We can also visualize the same movement via molecular models. Here we use the existing PDB file (PDB:6zwv) and morph it using the trained decoder.
e2gmm_eval.py --pts gmm_04/midall_00_even.txt --pcaout gmm_04/mid_pca.txt --ptclsin gmm_04/ptcls_00_even.lst --ptclsout gmm_04/ptcls_even_cls_10.lst --mode regress --ncls 4 --nptcl 5000 --axis 0 --decoder gmm_04/dec_even.h5 --pdb 6zwv.pdb --apix 1.061 --selgauss mask_ntd.hdf --skip3d --model00 gmm_04/model_00_even.txt
Here gmm_04 was produced in the previous step of heterogeneity analysis with e2gmm_heter_refine. gmm_04/midall_00_even.txt is the latent space particle distribution of all particles from the even subset, focusing on the NTD, and gmm_04/dec_even.h5 is the corresponding trained decoder from the analysis. Due to the apix issue mentioned in the beginning, here we need to overwrite it using the --apix options so the model matches the density. The program should produce multiple pdb files corresponding to the individual frames of the 3D movie, which can be visualized in UCSF Chimera.
Merge multiple refinements
We also provide a simple way to merge the results from multiple refinement runs. For example, run
e2gmm_merge_patch.py gmm_01 gmm_02 --base gmm_00 --sym c3
if you have the RBD and NTD refinement results in the gmm_01 and gmm_02 folders. It will take the results from gmm_00 as the base and replace the regions of focus using results from gmm_01 and gmm_02 and their corresponding focusing mask files. The program will use unmasked maps for the merge and recompute the FSC to filter the results accordingly. The result will be written as iteration 99 in the base folder, gmm_00.
Patch-by-patch refinement
Finally, we show the patch-by-patch refinement. This process is slow but automatic. In fact, since the scale of movement is relatively small in this particular dataset, the patch-by-patch refinement can render the steps after the global refinement quite useless. I.e., you can simply run this after the global orientation refinement, and get about as good or better results without the manual mask crafting and heterogeneity analysis. However, it is still worth trying the DNN-based analysis if the protein is undergoing large-scale continuous movement, or some domains are not as well resolved after the patch-by-patch refinement.

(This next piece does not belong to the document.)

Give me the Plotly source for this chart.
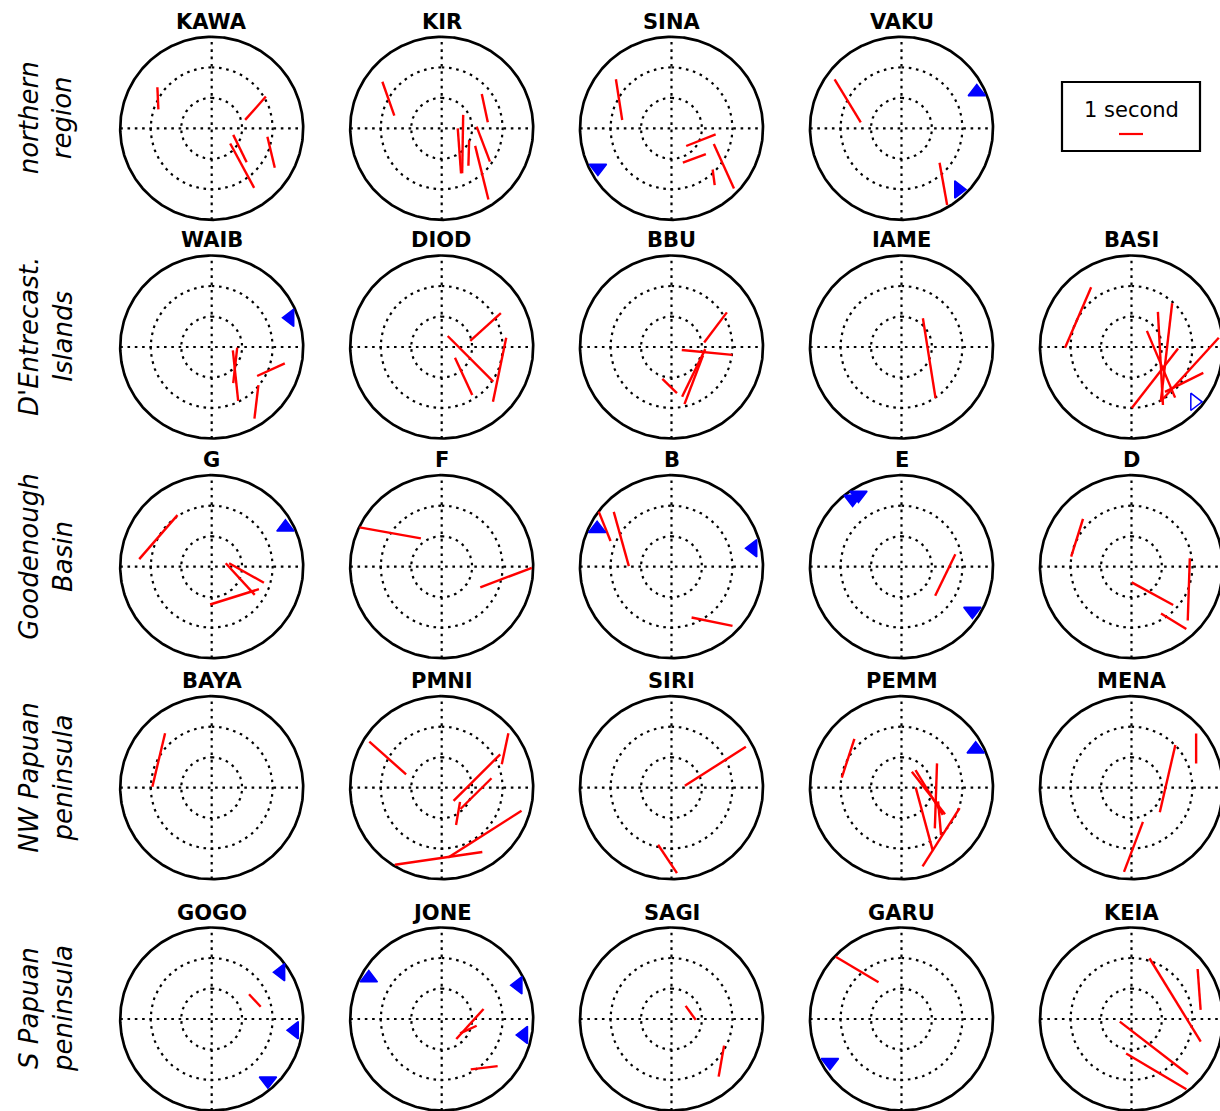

Starting from the global refinement, run
e2gmm_refine_patch.py gmm_00/threed_05.hdf --npatch 9 --startres 3.5 --masktight --expandsym c3
The program will divide the GMM into 9 patches and focus refine them individually. This will take 9 times longer than the focused refinement of one domain. The results of the patches will be merged together at the end and the final results will be shown as iteration 99.
Building motion trajectories from refinements
(After 2023-06-15) From the result of patch-by-patch refinement, or in fact any two or more refinement runs from the tutorial, we can build eigen-motion trajectories based on the difference of alignment of the same particles. For example, to assemble all results from the even half set of the patch-by-patch refinement, run
e2spa_trajfromrefine.py gmm_05/ptcls_*3_even.lst --baseali gmm_05/ptcls_00_even.lst
The movement is a bit subtle since we take information from all patches. You can also view trajectories from a selected local region by providing only the ptcls_xx.lst file focused on that region.